What to work on => Copy the material that follows word for word and omit its pictures.

Provided material =>
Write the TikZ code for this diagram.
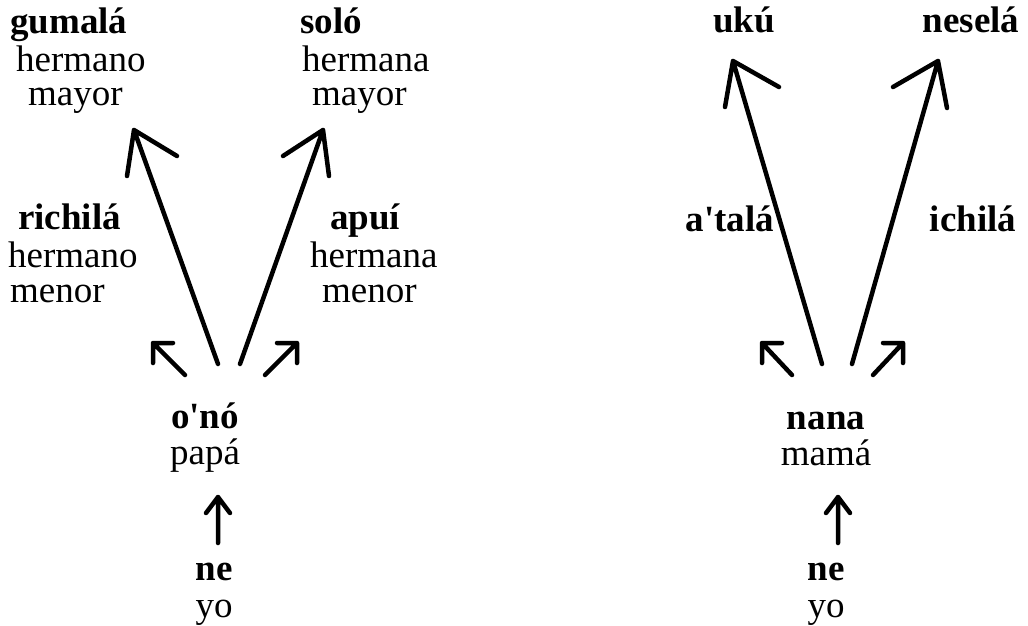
\documentclass[tikz,border=0pt]{standalone}
\usepackage{fontspec}
\setmainfont{Liberation Serif}
\begin{document}
\begin{tikzpicture}[x=1pt,y=-1pt,
  lbl/.style={font=\fontsize{37}{35}\selectfont, align=center, inner sep=0pt, anchor=base},
  lblL/.style={font=\fontsize{37}{35}\selectfont, align=left, inner sep=0pt, anchor=base west},
  arr/.style={line width=4.5pt, line cap=round, line join=round}]
\useasboundingbox (0,0) rectangle (1028,626);
% ---------- left group (anchor = baseline of last line) ----------
\node[lblL] (gum) at (10,106) {\textbf{gumalá}\\[3pt]\hspace*{6pt}hermano\\\hspace*{18pt}mayor};
\node[lblL] (solo) at (300,106) {\textbf{soló}\\[3pt]\hspace*{2pt}hermana\\\hspace*{12pt}mayor};
\node[lblL] (rich) at (8,302) {\hspace*{10pt}\textbf{richilá}\\[3pt]hermano\\\hspace*{2pt}menor};
\node[lblL] (apui) at (310,302) {\hspace*{20pt}\textbf{apuí}\\[3pt]hermana\\\hspace*{12pt}menor};
\node[lbl] (ono) at (205,464) {\textbf{o\textquotesingle nó}\\[1pt]papá};
\node[lbl] (neL) at (214,617) {\textbf{ne}\\[2pt]yo};
% arrow coordinates
\coordinate (gT) at (218,364); \coordinate (gH) at (134,130);
\coordinate (sT) at (240,364); \coordinate (sH) at (323,130);
\coordinate (rT) at (185,375); \coordinate (rH) at (153,343);
\coordinate (aT) at (265,375); \coordinate (aH) at (297,343);
\coordinate (uT) at (218,543); \coordinate (uH) at (218,497);
\draw[arr] (gT) -- (gH) (gH) -- ++(-7,46) (gH) -- ++(43,26);
\draw[arr] (sT) -- (sH) (sH) -- ++(-40,26) (sH) -- ++(6,46);
\draw[arr] (rT) -- (rH) (rH) -- ++(20,0) (rH) -- ++(0,20);
\draw[arr] (aT) -- (aH) (aH) -- ++(-20,0) (aH) -- ++(0,20);
\draw[arr] (uT) -- (uH) (uH) -- ++(-12,16) (uH) -- ++(12,16);
% ---------- right group ----------
\node[lbl] (uku) at (744,33) {\textbf{ukú}};
\node[lbl] (nese) at (971,33) {\textbf{neselá}};
\node[lbl] (atala) at (730,231) {\textbf{a\textquotesingle talá}};
\node[lbl] (ichi) at (973,231) {\textbf{ichilá}};
\node[lbl] (nana) at (826,465) {\textbf{nana}\\[1pt]mamá};
\node[lbl] (neR) at (826,617) {\textbf{ne}\\[2pt]yo};
\coordinate (kT) at (822,364); \coordinate (kH) at (733,61);
\coordinate (nT) at (852,364); \coordinate (nH) at (938,61);
\coordinate (pT) at (792,375); \coordinate (pH) at (762,343);
\coordinate (qT) at (873,375); \coordinate (qH) at (903,343);
\coordinate (vT) at (838,543); \coordinate (vH) at (838,497);
\draw[arr] (kT) -- (kH) (kH) -- ++(-8,46) (kH) -- ++(46,26);
\draw[arr] (nT) -- (nH) (nH) -- ++(-45,26) (nH) -- ++(9,47);
\draw[arr] (pT) -- (pH) (pH) -- ++(20,0) (pH) -- ++(0,20);
\draw[arr] (qT) -- (qH) (qH) -- ++(-20,0) (qH) -- ++(0,20);
\draw[arr] (vT) -- (vH) (vH) -- ++(-12,16) (vH) -- ++(12,16);
\end{tikzpicture}
\end{document}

Written response =>
Write the TikZ code for this diagram.
\documentclass[tikz,border=0pt]{standalone}
\usepackage{fontspec}
\setmainfont{Liberation Serif}
\begin{document}
\begin{tikzpicture}[x=1pt,y=-1pt,
  lbl/.style={font=\fontsize{37}{35}\selectfont, align=center, inner sep=0pt, anchor=base},
  lblL/.style={font=\fontsize{37}{35}\selectfont, align=left, inner sep=0pt, anchor=base west},
  arr/.style={line width=4.5pt, line cap=round, line join=round}]
\useasboundingbox (0,0) rectangle (1028,626);
% ---------- left group (anchor = baseline of last line) ----------
\node[lblL] (gum) at (10,106) {\textbf{gumalá}\\[3pt]\hspace*{6pt}hermano\\\hspace*{18pt}mayor};
\node[lblL] (solo) at (300,106) {\textbf{soló}\\[3pt]\hspace*{2pt}hermana\\\hspace*{12pt}mayor};
\node[lblL] (rich) at (8,302) {\hspace*{10pt}\textbf{richilá}\\[3pt]hermano\\\hspace*{2pt}menor};
\node[lblL] (apui) at (310,302) {\hspace*{20pt}\textbf{apuí}\\[3pt]hermana\\\hspace*{12pt}menor};
\node[lbl] (ono) at (205,464) {\textbf{o\textquotesingle nó}\\[1pt]papá};
\node[lbl] (neL) at (214,617) {\textbf{ne}\\[2pt]yo};
% arrow coordinates
\coordinate (gT) at (218,364); \coordinate (gH) at (134,130);
\coordinate (sT) at (240,364); \coordinate (sH) at (323,130);
\coordinate (rT) at (185,375); \coordinate (rH) at (153,343);
\coordinate (aT) at (265,375); \coordinate (aH) at (297,343);
\coordinate (uT) at (218,543); \coordinate (uH) at (218,497);
\draw[arr] (gT) -- (gH) (gH) -- ++(-7,46) (gH) -- ++(43,26);
\draw[arr] (sT) -- (sH) (sH) -- ++(-40,26) (sH) -- ++(6,46);
\draw[arr] (rT) -- (rH) (rH) -- ++(20,0) (rH) -- ++(0,20);
\draw[arr] (aT) -- (aH) (aH) -- ++(-20,0) (aH) -- ++(0,20);
\draw[arr] (uT) -- (uH) (uH) -- ++(-12,16) (uH) -- ++(12,16);
% ---------- right group ----------
\node[lbl] (uku) at (744,33) {\textbf{ukú}};
\node[lbl] (nese) at (971,33) {\textbf{neselá}};
\node[lbl] (atala) at (730,231) {\textbf{a\textquotesingle talá}};
\node[lbl] (ichi) at (973,231) {\textbf{ichilá}};
\node[lbl] (nana) at (826,465) {\textbf{nana}\\[1pt]mamá};
\node[lbl] (neR) at (826,617) {\textbf{ne}\\[2pt]yo};
\coordinate (kT) at (822,364); \coordinate (kH) at (733,61);
\coordinate (nT) at (852,364); \coordinate (nH) at (938,61);
\coordinate (pT) at (792,375); \coordinate (pH) at (762,343);
\coordinate (qT) at (873,375); \coordinate (qH) at (903,343);
\coordinate (vT) at (838,543); \coordinate (vH) at (838,497);
\draw[arr] (kT) -- (kH) (kH) -- ++(-8,46) (kH) -- ++(46,26);
\draw[arr] (nT) -- (nH) (nH) -- ++(-45,26) (nH) -- ++(9,47);
\draw[arr] (pT) -- (pH) (pH) -- ++(20,0) (pH) -- ++(0,20);
\draw[arr] (qT) -- (qH) (qH) -- ++(-20,0) (qH) -- ++(0,20);
\draw[arr] (vT) -- (vH) (vH) -- ++(-12,16) (vH) -- ++(12,16);
\end{tikzpicture}
\end{document}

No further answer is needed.